Quote the listing in full, exactly as given, minus any pictures.

_____

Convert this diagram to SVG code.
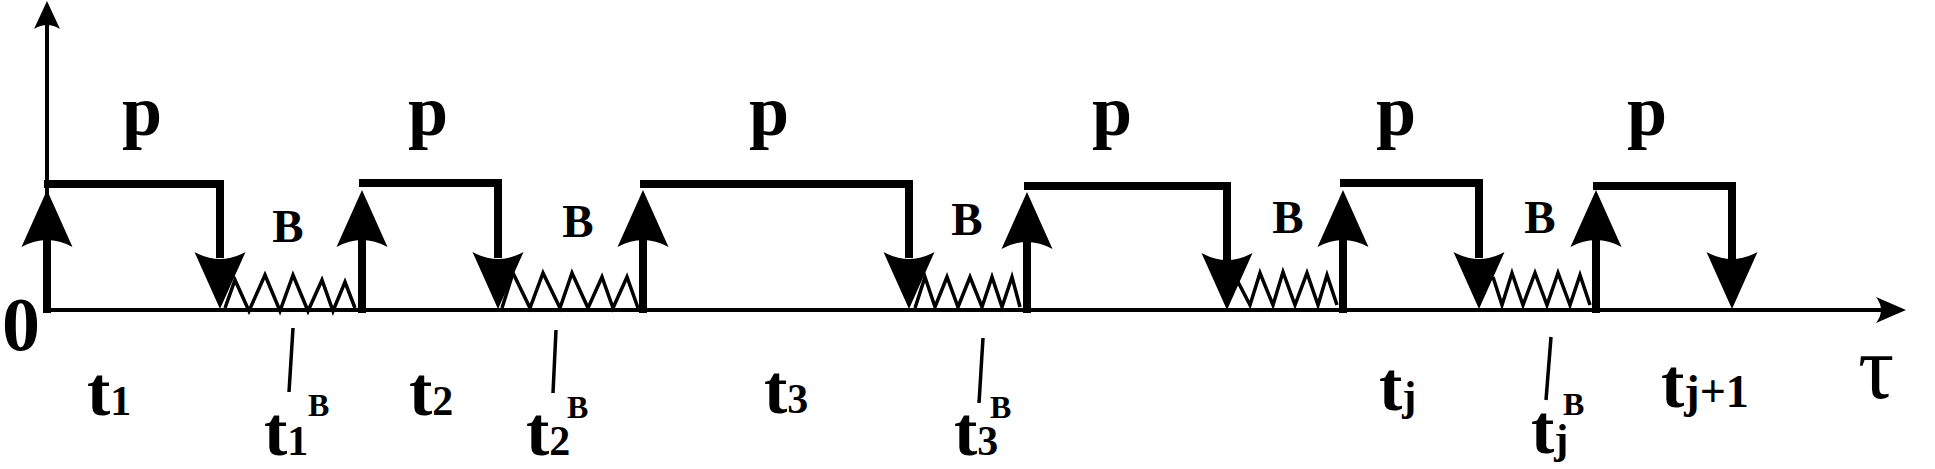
<svg xmlns="http://www.w3.org/2000/svg" xmlns:xlink="http://www.w3.org/1999/xlink" width="1935" height="469" viewBox="0 0 1935 469">
<style>
.ax{stroke:#000;stroke-width:4;fill:none}
.pl{stroke:#000;stroke-width:8;fill:none;stroke-linejoin:miter;stroke-linecap:butt}
.zz{stroke:#000;stroke-width:3.5;fill:none;stroke-linejoin:miter}
.tk{stroke:#000;stroke-width:3.5}
text{font-family:"Liberation Serif","Times New Roman",serif;font-weight:bold;fill:#000}
.p{font-size:72px;text-anchor:middle}
.b{font-size:47px;text-anchor:middle}
.t{font-size:70px}
.i{font-size:42px}
.s{font-size:32px}
.tau{font-size:90px;font-weight:normal}
</style>
<defs>
<path id="ah" d="M0,0 L25.5,57 Q0,43 -25.5,57 Z" fill="#000"/>
</defs>
<rect width="1935" height="469" fill="#fff"/>
<g id="axes">
<line class="ax" x1="47" y1="311" x2="47" y2="24"/>
<path d="M47,1 L60,29 Q47,21 34,29 Z" fill="#000"/>
<line class="ax" x1="45" y1="310" x2="1885" y2="310"/>
<path d="M1906,310 L1876,297 Q1886,310 1876,323 Z" fill="#000"/>
</g>
<g id="connectors">
<g id="pulse1">
<line class="pl" x1="47" y1="313" x2="47" y2="238"/>
<use xlink:href="#ah" transform="translate(47,190)"/>
<polyline class="pl" points="44,184 220,184 220,258"/>
<use xlink:href="#ah" transform="translate(220,309) rotate(180)"/>
</g>
<g id="pulse2">
<line class="pl" x1="362" y1="313" x2="362" y2="238"/>
<use xlink:href="#ah" transform="translate(362,190)"/>
<polyline class="pl" points="359,183 498,183 498,258"/>
<use xlink:href="#ah" transform="translate(498,309) rotate(180)"/>
</g>
<g id="pulse3">
<line class="pl" x1="643" y1="313" x2="643" y2="238"/>
<use xlink:href="#ah" transform="translate(643,190)"/>
<polyline class="pl" points="640,184 909,184 909,258"/>
<use xlink:href="#ah" transform="translate(909,309) rotate(180)"/>
</g>
<g id="pulse4">
<line class="pl" x1="1027" y1="313" x2="1027" y2="240"/>
<use xlink:href="#ah" transform="translate(1027,192)"/>
<polyline class="pl" points="1024,186 1227,186 1227,260"/>
<use xlink:href="#ah" transform="translate(1227,310) rotate(180)"/>
</g>
<g id="pulse5">
<line class="pl" x1="1343" y1="313" x2="1343" y2="238"/>
<use xlink:href="#ah" transform="translate(1343,190)"/>
<polyline class="pl" points="1340,183 1479,183 1479,258"/>
<use xlink:href="#ah" transform="translate(1479,309) rotate(180)"/>
</g>
<g id="pulse6">
<line class="pl" x1="1596" y1="313" x2="1596" y2="238"/>
<use xlink:href="#ah" transform="translate(1596,190)"/>
<polyline class="pl" points="1593,186 1732,186 1732,260"/>
<use xlink:href="#ah" transform="translate(1732,309) rotate(180)"/>
</g>
</g>
<g id="zigzags">
<polyline class="zz" points="225,308 235,280 249,311 265,275 280,311 293,275 308,311 322,280 333,311 345,282 355,308"/>
<polyline class="zz" points="502,308 513,273 530,308 543,273 560,308 572,273 588,308 602,277 613,308 627,277 638,308"/>
<polyline class="zz" points="915,308 925,277 935,307 947,277 958,307 970,277 982,307 992,277 1002,307 1012,277 1020,307"/>
<polyline class="zz" points="1237,280 1250,305 1260,273 1273,305 1283,272 1295,305 1307,273 1318,305 1327,275 1337,305"/>
<polyline class="zz" points="1493,277 1502,305 1512,273 1523,305 1535,273 1547,305 1558,273 1570,305 1580,275 1590,305"/>
</g>
<g id="ticks">
<line class="tk" x1="293" y1="328" x2="289" y2="392"/>
<line class="tk" x1="556" y1="330" x2="553" y2="393"/>
<line class="tk" x1="983" y1="338" x2="979" y2="403"/>
<line class="tk" x1="1551" y1="337" x2="1546" y2="400"/>
</g>
<g id="labels">
<text x="2" y="350" style="font-size:76px">0</text>
<text class="p" x="142" y="135">p</text>
<text class="p" x="428" y="135">p</text>
<text class="p" x="769" y="135">p</text>
<text class="p" x="1112" y="135">p</text>
<text class="p" x="1396" y="135">p</text>
<text class="p" x="1647" y="135">p</text>
<text class="b" x="288" y="242">B</text>
<text class="b" x="578" y="237">B</text>
<text class="b" x="967" y="235">B</text>
<text class="b" x="1288" y="233">B</text>
<text class="b" x="1540" y="233">B</text>
<text class="t" x="87" y="415">t<tspan class="i">1</tspan></text>
<text class="t" x="409" y="415">t<tspan class="i">2</tspan></text>
<text class="t" x="764" y="413">t<tspan class="i">3</tspan></text>
<text class="t" x="1379" y="410">t<tspan class="i">j</tspan></text>
<text class="t" x="1661" y="407">t<tspan style="font-size:46px">j+1</tspan></text>
<text class="t" x="264" y="455">t<tspan class="i">1</tspan></text>
<text class="s" x="308" y="416">B</text>
<text class="t" x="526" y="455">t<tspan class="i">2</tspan></text>
<text class="s" x="567" y="418">B</text>
<text class="t" x="954" y="455">t<tspan class="i">3</tspan></text>
<text class="s" x="990" y="418">B</text>
<text class="t" x="1531" y="453">t<tspan class="i">j</tspan></text>
<text class="s" x="1563" y="415">B</text>
<text class="tau" x="1858" y="398">τ</text>
</g>
</svg>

_____

= FINISHED ANSWER =
Convert this diagram to SVG code.
<svg xmlns="http://www.w3.org/2000/svg" xmlns:xlink="http://www.w3.org/1999/xlink" width="1935" height="469" viewBox="0 0 1935 469">
<style>
.ax{stroke:#000;stroke-width:4;fill:none}
.pl{stroke:#000;stroke-width:8;fill:none;stroke-linejoin:miter;stroke-linecap:butt}
.zz{stroke:#000;stroke-width:3.5;fill:none;stroke-linejoin:miter}
.tk{stroke:#000;stroke-width:3.5}
text{font-family:"Liberation Serif","Times New Roman",serif;font-weight:bold;fill:#000}
.p{font-size:72px;text-anchor:middle}
.b{font-size:47px;text-anchor:middle}
.t{font-size:70px}
.i{font-size:42px}
.s{font-size:32px}
.tau{font-size:90px;font-weight:normal}
</style>
<defs>
<path id="ah" d="M0,0 L25.5,57 Q0,43 -25.5,57 Z" fill="#000"/>
</defs>
<rect width="1935" height="469" fill="#fff"/>
<g id="axes">
<line class="ax" x1="47" y1="311" x2="47" y2="24"/>
<path d="M47,1 L60,29 Q47,21 34,29 Z" fill="#000"/>
<line class="ax" x1="45" y1="310" x2="1885" y2="310"/>
<path d="M1906,310 L1876,297 Q1886,310 1876,323 Z" fill="#000"/>
</g>
<g id="connectors">
<g id="pulse1">
<line class="pl" x1="47" y1="313" x2="47" y2="238"/>
<use xlink:href="#ah" transform="translate(47,190)"/>
<polyline class="pl" points="44,184 220,184 220,258"/>
<use xlink:href="#ah" transform="translate(220,309) rotate(180)"/>
</g>
<g id="pulse2">
<line class="pl" x1="362" y1="313" x2="362" y2="238"/>
<use xlink:href="#ah" transform="translate(362,190)"/>
<polyline class="pl" points="359,183 498,183 498,258"/>
<use xlink:href="#ah" transform="translate(498,309) rotate(180)"/>
</g>
<g id="pulse3">
<line class="pl" x1="643" y1="313" x2="643" y2="238"/>
<use xlink:href="#ah" transform="translate(643,190)"/>
<polyline class="pl" points="640,184 909,184 909,258"/>
<use xlink:href="#ah" transform="translate(909,309) rotate(180)"/>
</g>
<g id="pulse4">
<line class="pl" x1="1027" y1="313" x2="1027" y2="240"/>
<use xlink:href="#ah" transform="translate(1027,192)"/>
<polyline class="pl" points="1024,186 1227,186 1227,260"/>
<use xlink:href="#ah" transform="translate(1227,310) rotate(180)"/>
</g>
<g id="pulse5">
<line class="pl" x1="1343" y1="313" x2="1343" y2="238"/>
<use xlink:href="#ah" transform="translate(1343,190)"/>
<polyline class="pl" points="1340,183 1479,183 1479,258"/>
<use xlink:href="#ah" transform="translate(1479,309) rotate(180)"/>
</g>
<g id="pulse6">
<line class="pl" x1="1596" y1="313" x2="1596" y2="238"/>
<use xlink:href="#ah" transform="translate(1596,190)"/>
<polyline class="pl" points="1593,186 1732,186 1732,260"/>
<use xlink:href="#ah" transform="translate(1732,309) rotate(180)"/>
</g>
</g>
<g id="zigzags">
<polyline class="zz" points="225,308 235,280 249,311 265,275 280,311 293,275 308,311 322,280 333,311 345,282 355,308"/>
<polyline class="zz" points="502,308 513,273 530,308 543,273 560,308 572,273 588,308 602,277 613,308 627,277 638,308"/>
<polyline class="zz" points="915,308 925,277 935,307 947,277 958,307 970,277 982,307 992,277 1002,307 1012,277 1020,307"/>
<polyline class="zz" points="1237,280 1250,305 1260,273 1273,305 1283,272 1295,305 1307,273 1318,305 1327,275 1337,305"/>
<polyline class="zz" points="1493,277 1502,305 1512,273 1523,305 1535,273 1547,305 1558,273 1570,305 1580,275 1590,305"/>
</g>
<g id="ticks">
<line class="tk" x1="293" y1="328" x2="289" y2="392"/>
<line class="tk" x1="556" y1="330" x2="553" y2="393"/>
<line class="tk" x1="983" y1="338" x2="979" y2="403"/>
<line class="tk" x1="1551" y1="337" x2="1546" y2="400"/>
</g>
<g id="labels">
<text x="2" y="350" style="font-size:76px">0</text>
<text class="p" x="142" y="135">p</text>
<text class="p" x="428" y="135">p</text>
<text class="p" x="769" y="135">p</text>
<text class="p" x="1112" y="135">p</text>
<text class="p" x="1396" y="135">p</text>
<text class="p" x="1647" y="135">p</text>
<text class="b" x="288" y="242">B</text>
<text class="b" x="578" y="237">B</text>
<text class="b" x="967" y="235">B</text>
<text class="b" x="1288" y="233">B</text>
<text class="b" x="1540" y="233">B</text>
<text class="t" x="87" y="415">t<tspan class="i">1</tspan></text>
<text class="t" x="409" y="415">t<tspan class="i">2</tspan></text>
<text class="t" x="764" y="413">t<tspan class="i">3</tspan></text>
<text class="t" x="1379" y="410">t<tspan class="i">j</tspan></text>
<text class="t" x="1661" y="407">t<tspan style="font-size:46px">j+1</tspan></text>
<text class="t" x="264" y="455">t<tspan class="i">1</tspan></text>
<text class="s" x="308" y="416">B</text>
<text class="t" x="526" y="455">t<tspan class="i">2</tspan></text>
<text class="s" x="567" y="418">B</text>
<text class="t" x="954" y="455">t<tspan class="i">3</tspan></text>
<text class="s" x="990" y="418">B</text>
<text class="t" x="1531" y="453">t<tspan class="i">j</tspan></text>
<text class="s" x="1563" y="415">B</text>
<text class="tau" x="1858" y="398">τ</text>
</g>
</svg>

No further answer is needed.